JG: Would like to add website scope.

JG: Previously we have had rules with page and element scope.


JG: We now have three types of rules relative to scope that we've identified:

  1. element-level rules e.g. image, widget, form control
  2. page-level rules e.g. heading structure, presence of main landmark
  3. new: website-level rules, based on WCAG 2.4.5, 3.2.3 and 3.2.4, rules about a set of web pages

NH: Distinguishing between element- and page-level rules helps with visualizations.

JG: At the conceptual level, we think it will help developers to have website-level rules

MS: How have we categorized rules according to these three types?

JG: Am going through all of our current rules to determine whether correct scope is defined.

Rule Results for Different Types of Rules

From Agenda:

  1. Coding to standards or coding conflicts (fail/manual checks, no passes)
    1. No title element
    2. Both aria-required and required on element
    3. Empty label element
  2. Accessibility requirements (pass/fail/manual check)
    1. At least one main
    2. Image has alt attribute
    3. No label on form control
  3. Helps reduce passing counts and accessibility scoring inflation

JG: Coding to Standards

JG: You don't get a pass result for these types of rules, but you get a failure if you don't comply.

JG: This allows only the accessibility requirements rules contribute to pass percentage.

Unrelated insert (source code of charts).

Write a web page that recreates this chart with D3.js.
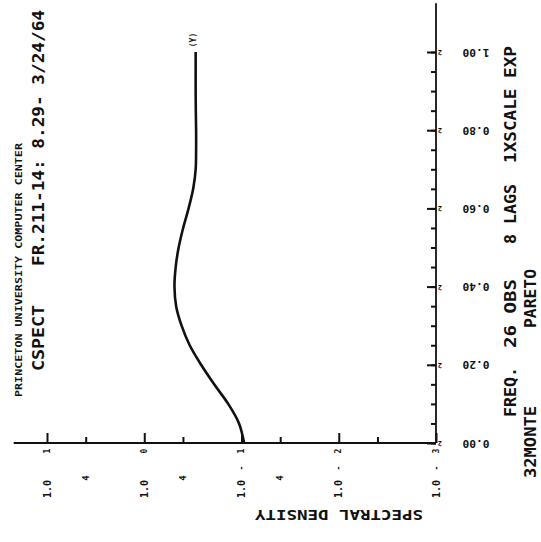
<!DOCTYPE html>
<html>
<head>
<meta charset="utf-8">
<script src="https://cdn.jsdelivr.net/npm/d3@7"></script>
<style>
  html, body { margin: 0; padding: 0; background: #fff; }
  svg { display: block; }
  text { font-family: "DejaVu Sans Mono", monospace; font-weight: bold; fill: #111; }
</style>
</head>
<body>
<script>
// Spectrum estimate: frequency (cycles per unit, 0..1) vs spectral density (log scale)
const frequency = [0.00, 0.05, 0.10, 0.15, 0.20, 0.25, 0.30, 0.35, 0.40, 0.45, 0.50,
                   0.55, 0.60, 0.65, 0.70, 0.75, 0.80, 0.85, 0.90, 0.95, 1.00];
const density   = [0.094, 0.106, 0.137, 0.191, 0.260, 0.341, 0.413, 0.470, 0.489, 0.475, 0.443,
                   0.398, 0.350, 0.314, 0.296, 0.293, 0.293, 0.295, 0.296, 0.296, 0.296];

const freqMajorTicks = [0.0, 0.2, 0.4, 0.6, 0.8, 1.0];
const freqTickLabels = ["0.00", "0.20", "0.40", "0.60", "0.80", "1.00"];
const freqMinorTicks = d3.range(0, 21).map(i => i * 0.05);
const densityDecades = [1e1, 1e0, 1e-1, 1e-2, 1e-3];
const decadeExponents = ["1", "0", "-1", "-2", "-3"];
const densityMinorTicks = [4e0, 4e-1, 4e-2, 4e-3];
const minorLabelTicks = [4e0, 4e-1, 4e-2];
const mantissaLabel = "1.0";

const W = 541, H = 542;
const svg = d3.select("body").append("svg").attr("width", W).attr("height", H);

// Page is laid out turned a quarter: frequency runs up the page, density grows to the left.
const fY = d3.scaleLinear().domain([0, 1]).range([443, 52]);
const dX = d3.scaleLog().domain([1e-3, 1e1]).range([436, 47]);

const axisX = dX(1e-3);
const axisY = fY(0);

// frequency axis (vertical line with ticks pointing into the plot)
const fAxisMajor = d3.axisLeft(fY).tickValues(freqMajorTicks).tickSize(9).tickFormat("");
const fAxisMinor = d3.axisLeft(fY).tickValues(freqMinorTicks).tickSize(5).tickFormat("");
const gf = svg.append("g").attr("transform", `translate(${axisX},0)`);
gf.append("g").call(fAxisMinor);
gf.append("g").call(fAxisMajor);
gf.selectAll(".domain").remove();
gf.selectAll("line").attr("stroke", "#111").attr("stroke-width", 2);
svg.append("line")
  .attr("x1", axisX).attr("x2", axisX)
  .attr("y1", axisY).attr("y2", fY(1.125))
  .attr("stroke", "#111").attr("stroke-width", 1.8);

// density axis (horizontal line with ticks pointing up)
const dAxisMajor = d3.axisTop(dX).tickValues(densityDecades).tickSize(10).tickFormat("");
const dAxisMinor = d3.axisTop(dX).tickValues(densityMinorTicks).tickSize(6).tickFormat("");
const gd = svg.append("g").attr("transform", `translate(0,${axisY})`);
gd.append("g").call(dAxisMinor);
gd.append("g").call(dAxisMajor);
gd.selectAll(".domain").remove();
gd.selectAll("line").attr("stroke", "#111").attr("stroke-width", 2);
svg.append("line")
  .attr("x1", axisX).attr("x2", dX(22))
  .attr("y1", axisY).attr("y2", axisY)
  .attr("stroke", "#111").attr("stroke-width", 1.8);

// frequency tick labels (turned upside down) and the small marks beside the major ticks
freqMajorTicks.forEach((f, i) => {
  svg.append("text")
    .attr("transform", `translate(476,${fY(f)}) rotate(180)`)
    .attr("text-anchor", "middle").attr("dominant-baseline", "central")
    .attr("font-size", 10).attr("textLength", 27).attr("lengthAdjust", "spacingAndGlyphs")
    .text(freqTickLabels[i]);
  svg.append("text")
    .attr("transform", `translate(440,${fY(f)}) rotate(180)`)
    .attr("text-anchor", "middle").attr("dominant-baseline", "central")
    .attr("font-size", 7)
    .text("2");
});

// density decade labels: "1.0" mantissa, then sign and exponent nearer the axis
densityDecades.forEach((v, i) => {
  const x = dX(v);
  const e = decadeExponents[i];
  const neg = e.startsWith("-");
  const digit = neg ? e.slice(1) : e;
  const rot = (y, s, size) => svg.append("text")
    .attr("transform", `translate(${x},${y}) rotate(-90)`)
    .attr("text-anchor", "middle").attr("dominant-baseline", "central")
    .attr("font-size", size).text(s);
  rot(489, mantissaLabel, 10);
  rot(451, digit, 8);
  if (neg) rot(468, "-", 8);
});
minorLabelTicks.forEach(v => {
  svg.append("text")
    .attr("transform", `translate(${dX(v)},478) rotate(-90)`)
    .attr("text-anchor", "middle").attr("dominant-baseline", "central")
    .attr("font-size", 9).text("4");
});

// spectrum curve
const line = d3.line()
  .x((d, i) => dX(density[i]))
  .y((d, i) => fY(frequency[i]))
  .curve(d3.curveCatmullRom);
svg.append("path")
  .datum(frequency)
  .attr("d", line)
  .attr("fill", "none").attr("stroke", "#111").attr("stroke-width", 2.6);

svg.append("text")
  .attr("transform", `translate(${dX(density[density.length - 1]) - 2},40) rotate(-90)`)
  .attr("text-anchor", "middle").attr("dominant-baseline", "central")
  .attr("font-size", 8).text("(Y)");

// header and footer text, written along the page
function vtext(x, yStart, yEnd, size, s) {
  svg.append("text")
    .attr("transform", `translate(${x},${yStart}) rotate(-90)`)
    .attr("text-anchor", "start").attr("dominant-baseline", "central")
    .attr("font-size", size)
    .attr("textLength", yStart - yEnd).attr("lengthAdjust", "spacingAndGlyphs")
    .text(s);
}
vtext(19, 397, 143, 9, "PRINCETON UNIVERSITY COMPUTER CENTER");
vtext(38, 371, 305, 16, "CSPECT");
vtext(38, 266, 10, 16, "FR.211-14: 8.29- 3/24/64");

vtext(510, 417, 367, 16, "FREQ.");
vtext(510, 348, 279, 16, "26 OBS");
vtext(510, 244, 184, 16, "8 LAGS");
vtext(510, 163, 46, 16, "1XSCALE EXP");
vtext(530, 478, 406, 16, "32MONTE");
vtext(530, 328, 269, 16, "PARETO");

// axis title, upside down under the density axis
svg.append("text")
  .attr("transform", `translate(423,515) rotate(180)`)
  .attr("text-anchor", "start").attr("dominant-baseline", "central")
  .attr("font-size", 14)
  .attr("textLength", 168).attr("lengthAdjust", "spacingAndGlyphs")
  .text("SPECTRAL DENSITY");
</script>
</body>
</html>
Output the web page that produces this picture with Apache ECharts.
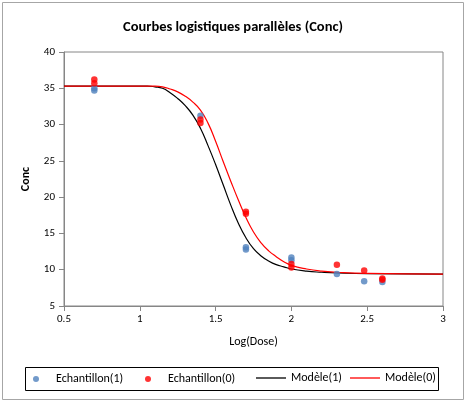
<!DOCTYPE html>
<html>
<head>
<meta charset="utf-8">
<script src="https://cdn.jsdelivr.net/npm/echarts@6/dist/echarts.min.js"></script>
<style>
  html, body { margin: 0; padding: 0; background: #fff; }
  #chart { width: 466px; height: 404px; }
</style>
</head>
<body>
<div id="chart"></div>
<script>
// points : [log(dose), conc]
const echantillon1 = [
  [0.7, 34.7], [0.7, 35.0], [1.4, 31.2], [1.7, 12.8], [1.7, 13.1],
  [2.0, 11.7], [2.0, 11.3], [2.3, 9.4], [2.48, 8.4], [2.6, 8.3]
]
const echantillon0 = [
  [0.7, 36.2], [0.7, 35.7], [1.4, 30.7], [1.4, 30.2], [1.7, 18.0], [1.7, 17.7],
  [2.0, 10.8], [2.0, 10.3], [2.3, 10.7], [2.48, 9.9], [2.6, 8.8], [2.6, 8.6]
]
// courbes modèle (valeurs lues)
const modele1 = [
  [0.5, 35.3], [1.0, 35.3], [1.05, 35.3], [1.1, 35.2], [1.15, 35.0], [1.2, 34.4],
  [1.25, 33.6], [1.3, 32.6], [1.35, 31.3], [1.4, 29.5], [1.45, 27.1], [1.5, 24.5],
  [1.55, 21.7], [1.6, 18.9], [1.65, 16.4], [1.7, 14.4], [1.75, 12.9], [1.8, 11.9],
  [1.85, 11.2], [1.9, 10.7], [1.95, 10.4], [2.0, 10.1], [2.1, 9.8], [2.2, 9.65],
  [2.3, 9.55], [2.5, 9.45], [3.0, 9.4]
]
const modele0 = [
  [0.5, 35.3], [1.0, 35.3], [1.1, 35.3], [1.15, 35.2], [1.2, 34.9], [1.25, 34.5],
  [1.3, 33.9], [1.35, 33.1], [1.4, 32.0], [1.45, 30.2], [1.5, 27.7], [1.55, 24.9],
  [1.6, 22.2], [1.65, 19.6], [1.7, 17.2], [1.75, 15.2], [1.8, 13.7], [1.85, 12.6],
  [1.9, 11.8], [1.95, 11.1], [2.0, 10.6], [2.1, 10.1], [2.2, 9.8], [2.3, 9.65],
  [2.5, 9.5], [3.0, 9.4]
]
const seriesNames = ['Echantillon(1)', 'Echantillon(0)', 'Modèle(1)', 'Modèle(0)']

const font = 'Carlito, "Liberation Sans", Arial, sans-serif'
const axisGray = '#868686'

const chart = echarts.init(document.getElementById('chart'))

// une légende par élément pour caler les positions
const legendLefts = [33, 145, 256, 350]
const legends = seriesNames.map((name, i) => ({
  data: [{ name: name, icon: i < 2 ? 'circle' : 'rect' }],
  left: legendLefts[i],
  top: i < 2 ? 373 : 372,
  padding: 0,
  itemWidth: 30,
  itemHeight: i < 2 ? 6 : 1.3,
  itemGap: 0,
  textStyle: { fontFamily: font, fontSize: 12, color: '#000' }
}))

const option = {
  animation: false,
  backgroundColor: '#fff',
  title: {
    text: 'Courbes logistiques parallèles (Conc)',
    left: 'center',
    top: 15,
    textStyle: { fontFamily: font, fontSize: 14.5, fontWeight: 'bold', color: '#000' }
  },
  legend: legends,
  graphic: [
    {
      type: 'rect',
      shape: { x: 2.5, y: 2.5, width: 461, height: 397 },
      style: { fill: 'none', stroke: '#a6a6a6', lineWidth: 1 },
      silent: true
    },
    {
      type: 'rect',
      shape: { x: 25.5, y: 367.5, width: 413, height: 23 },
      style: { fill: 'none', stroke: '#000', lineWidth: 1 },
      silent: true
    }
  ],
  grid: {
    left: 64,
    right: 23,
    top: 52,
    bottom: 98,
    show: true,
    borderColor: axisGray,
    borderWidth: 1
  },
  xAxis: {
    type: 'value',
    min: 0.5,
    max: 3,
    interval: 0.5,
    name: 'Log(Dose)',
    nameLocation: 'middle',
    nameGap: 30,
    nameTextStyle: { fontFamily: font, fontSize: 12, color: '#000' },
    axisLine: { lineStyle: { color: axisGray } },
    axisTick: { show: true, length: 5, lineStyle: { color: axisGray } },
    axisLabel: { fontFamily: font, fontSize: 11, color: '#000', margin: 8 },
    splitLine: { show: false }
  },
  yAxis: {
    type: 'value',
    min: 5,
    max: 40,
    interval: 5,
    name: 'Conc',
    nameLocation: 'middle',
    nameGap: 32,
    nameTextStyle: { fontFamily: font, fontSize: 12, fontWeight: 'bold', color: '#000' },
    axisLine: { show: true, lineStyle: { color: axisGray } },
    axisTick: { show: true, length: 5, lineStyle: { color: axisGray } },
    axisLabel: { fontFamily: font, fontSize: 11, color: '#000', margin: 9 },
    splitLine: { show: false }
  },
  series: [
    {
      name: seriesNames[0],
      type: 'scatter',
      data: echantillon1,
      symbolSize: 6.5,
      itemStyle: { color: '#4f81bd' },
      z: 4
    },
    {
      name: seriesNames[1],
      type: 'scatter',
      data: echantillon0,
      symbolSize: 6.5,
      itemStyle: { color: '#ff0000' },
      z: 5
    },
    {
      name: seriesNames[2],
      type: 'line',
      data: modele1,
      smooth: true,
      symbol: 'none',
      itemStyle: { color: '#000' },
      lineStyle: { color: '#000', width: 1.2 },
      z: 2
    },
    {
      name: seriesNames[3],
      type: 'line',
      data: modele0,
      smooth: true,
      symbol: 'none',
      itemStyle: { color: '#ff0000' },
      lineStyle: { color: '#ff0000', width: 1.2 },
      z: 3
    }
  ]
}
chart.setOption(option)
</script>
</body>
</html>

New rules for Navigation category

  • WCAG 2.4.5: More than one way: site map, inter page navigational links, website search feature
  • WCAG 3.2.3 :Consistent Navigation (same relative order)
  • WCAG 3.2.4: Consistent identification (same names)

JG: Navigation Rule 1

JG: At least two of the following features must be used to find content in a website

  1. website search feature
  2. list of links for navigation between pages
  3. breadcrumbs or sand trail
  4. dedicated page that serves as site map
  5. home page includes a list of links to all other pages in the website

JG: These are the five ways to comply with 2.4.5.

JG: The next two rules are for 3.2.3: Consistent Navigation (same relative order)

JG: Navigation Rule 2

JG: Consistent ordering of main, navigation, search, banner and contentinfo landmarks on each page of a website

JG: Navigation Rule 3:

JG: Consistent ordering of h1 and h2 elements that mark major sections on each page of a website (also for 3.2.3)

RS: Don't we need to go beyond the h2 level?

JG: h1 and h2 are the only heading elements for which we have rules that specifically address indicating main sections of pages.

RS: Could have additional regions on page.

JG: Developers could see this as a template rule: go through all of my templates to look at consistency.

JG: The "manual checking techniques" that we provide could discuss templates.

JG: WCAG How to Meet: labels for form controls, headings, landmarks, alt text on images

JG: These would be manual check rules.

JG: Do not have rules yet for 3.2.4


JG: Have updated link hrefs on downloads page for OAA Evaluation Library.